The statement was outrageous from the moment it was uttered because the person who more than anyone prevented customs duties on food from being lowered was Netanyahu himself. The Locker plan, which is named after the director general of the Prime Minister’s Office, Harel Locker, was an agreement signed with dairy farmers that nullified most of the recommendations of an official panel on reduction of duties on imported dairy products.

More outrageous

Netanyahu’s statement looks that much more outrageous now after he scuttled the two main provisions of the Economic Arrangements Bill that could have helped lower the cost of living. One relates to the de facto nationalization of the Jewish National Fund, an independent organization set up over 100 years ago to acquire and develop land here. The bill would direct 650 million shekels ($170 million) of JNF funds to eliminating impediments in the development of infrastructure and real estate.

As someone who was elected against the backdrop of his commitment to help reduce the cost of housing, Netanyahu certainly understands the significance of forgoing 650 million shekels in funding in the battle to curb housing prices in Israel. After taking the trouble to deride Lapid over his plan to exempt qualifying buyers of new homes from value-added tax, Netanyahu is deriding his own policy when he heads off a step that could have directly lifted barriers to new residential construction.

The second proposal was from Health Minister German’s committee, which included imposition of a tax on foreign tourists who come to Israel for medical care, and would indirectly also affect private medical services. All of the sums generated would go to the public healthcare system to reduce waiting times.

With all due respect to the publicity over the cost of Milkys, the popular pudding snack, Israelis’ expenditures on housing and private medical care are much greater and more important. The German committee, it will be remembered, deliberated for a year on a formula to strengthen the public medical system, which in the process would reduce high expenditures on private medical care. Cutting waiting times for medical care was a top priority of the committee, and the Finance Ministry allocated an additional 500 million shekels for the purpose (and an additional 500 million next year).
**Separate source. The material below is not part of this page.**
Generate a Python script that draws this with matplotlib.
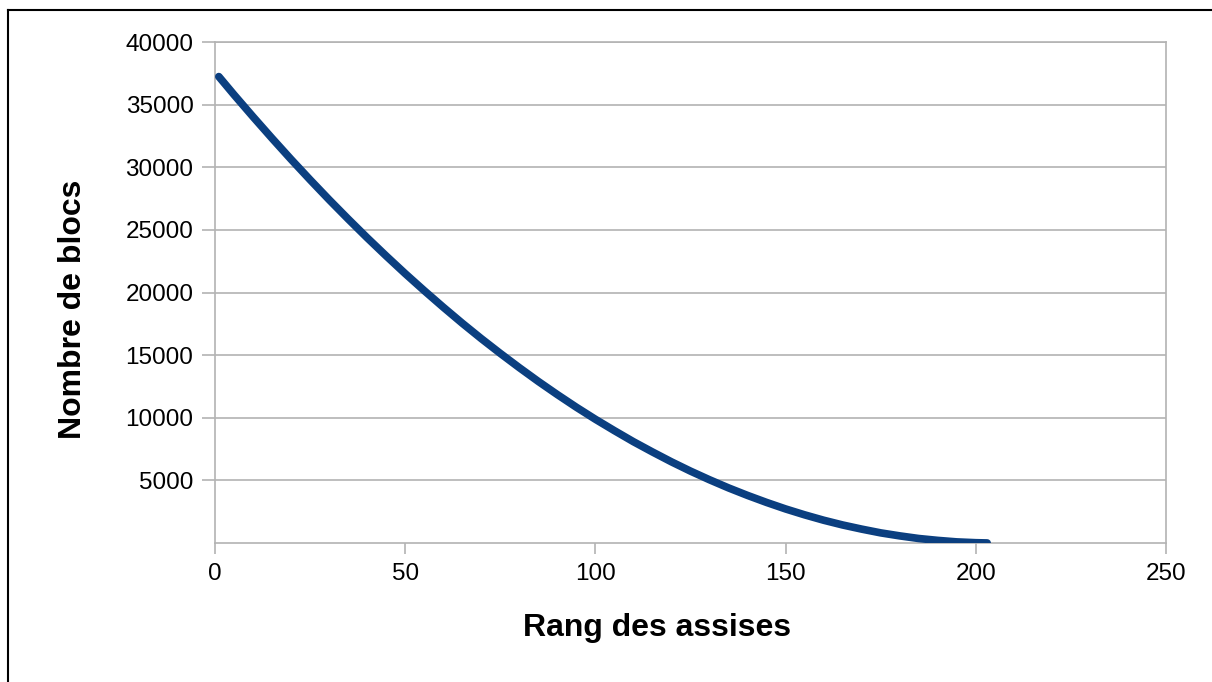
import matplotlib
matplotlib.use('Agg')
import matplotlib.pyplot as plt
from matplotlib.lines import Line2D

# rang des assises / nombre de blocs
rang = [1, 5, 10, 15, 20, 25, 30, 35, 40, 45, 50, 55, 60, 65, 70, 75, 80,
        85, 90, 95, 100, 105, 110, 115, 120, 125, 130, 135, 140, 145, 150,
        155, 160, 165, 170, 175, 180, 185, 190, 195, 200, 203]
blocs = [37240, 35790, 34030, 32310, 30630, 29000, 27410, 25870, 24370,
         22920, 21510, 20150, 18830, 17550, 16320, 15140, 14000, 12900,
         11850, 10840, 9880, 8970, 8090, 7270, 6480, 5740, 5050, 4400,
         3800, 3240, 2720, 2250, 1820, 1440, 1110, 810, 570, 360, 210,
         90, 25, 5]
xticks = [0, 50, 100, 150, 200, 250]
yticks = [5000, 10000, 15000, 20000, 25000, 30000, 35000, 40000]

plt.rcParams['font.family'] = ['Liberation Sans', 'DejaVu Sans']
grey = '#b3b3b3'

fig = plt.figure(figsize=(12.12, 6.82), dpi=100)
ax = fig.add_axes([0.1774, 0.2038, 0.9620 - 0.1774, 0.9384 - 0.2038])

ax.plot(rang, blocs, color='#0b3f80', linewidth=5.5, solid_capstyle='round',
        solid_joinstyle='round', zorder=3)

ax.set_xlim(0, 250)
ax.set_ylim(0, 40000)
ax.set_xticks(xticks)
ax.set_yticks(yticks)
ax.grid(True, axis='y', color=grey, linewidth=1.2)
ax.set_axisbelow(True)
for s in ax.spines.values():
    s.set_color(grey)
    s.set_linewidth(1.2)
ax.tick_params(axis='y', length=9.5, width=1.2, color=grey, labelsize=17.5, pad=6)
ax.tick_params(axis='x', length=8, width=1.2, color=grey, labelsize=17.5, pad=6.5)

ax.set_xlabel('Rang des assises', fontsize=23, fontweight='bold')
ax.set_ylabel('Nombre de blocs', fontsize=23, fontweight='bold')
ax.xaxis.set_label_coords(0.4648, -0.1397)
ax.yaxis.set_label_coords(-0.1335, 0.466)

# outer frame (top and left edges)
fig.add_artist(Line2D([8 / 1212, 1], [1 - 9.5 / 682, 1 - 9.5 / 682],
                      transform=fig.transFigure, color='black', linewidth=1.5))
fig.add_artist(Line2D([8 / 1212, 8 / 1212], [0, 1 - 9.5 / 682],
                      transform=fig.transFigure, color='black', linewidth=1.5))

fig.savefig('out.png', dpi=100)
It also allocated another 130 million that was to come from a levy on foreign medical tourism and private medical care.

Now at least a portion of that 130 million is in doubt. And that’s on top of the more severe damage caused by the failure to rein in private medical care in Israel. In practice, Netanyahu himself is forestalling a reduction in medical costs and a strengthening of the public healthcare system.

Why is he doing this? One version has it that it’s his neo-liberal outlook at work, and that he really doesn’t believe in limiting private medical care. According to another theory, it is a sop to Avigdor Lieberman, whose Yisrael Beiteinu party’s support comes to a large extent from immigrants from the former Soviet Union. Russian speakers are a major portion of the consumers and functionaries in the foreign medical tourism field. Imposing limitations on private medical care could have done harm to the hospital that the Assuta medical organization is building in Ashdod at a time when the city is an important power center for Yisrael Beiteinu.

It’s also possible that it is a sop Netanyahu is paying to all kinds of underground forces at work in Israeli politics, connected to pressure from and ties associated with the primary players that would be hurt by the German committee reforms – Assuta, senior physicians and the medical insurance companies, along with a few leading Knesset members from Likud and Yisrael Beiteinu.

In any event, on the eve of the primaries, and perhaps even on the eve of an early Knesset election, the clear message coming from the Prime Minister’s Office is as follows: Don’t fight with anyone. No confrontations, no endangering of the utmost goal of ensuring Netanyahu’s reelection as head of Likud and then again as prime minister. All of the other principles along the way are to be sacrificed on the altar of reelection.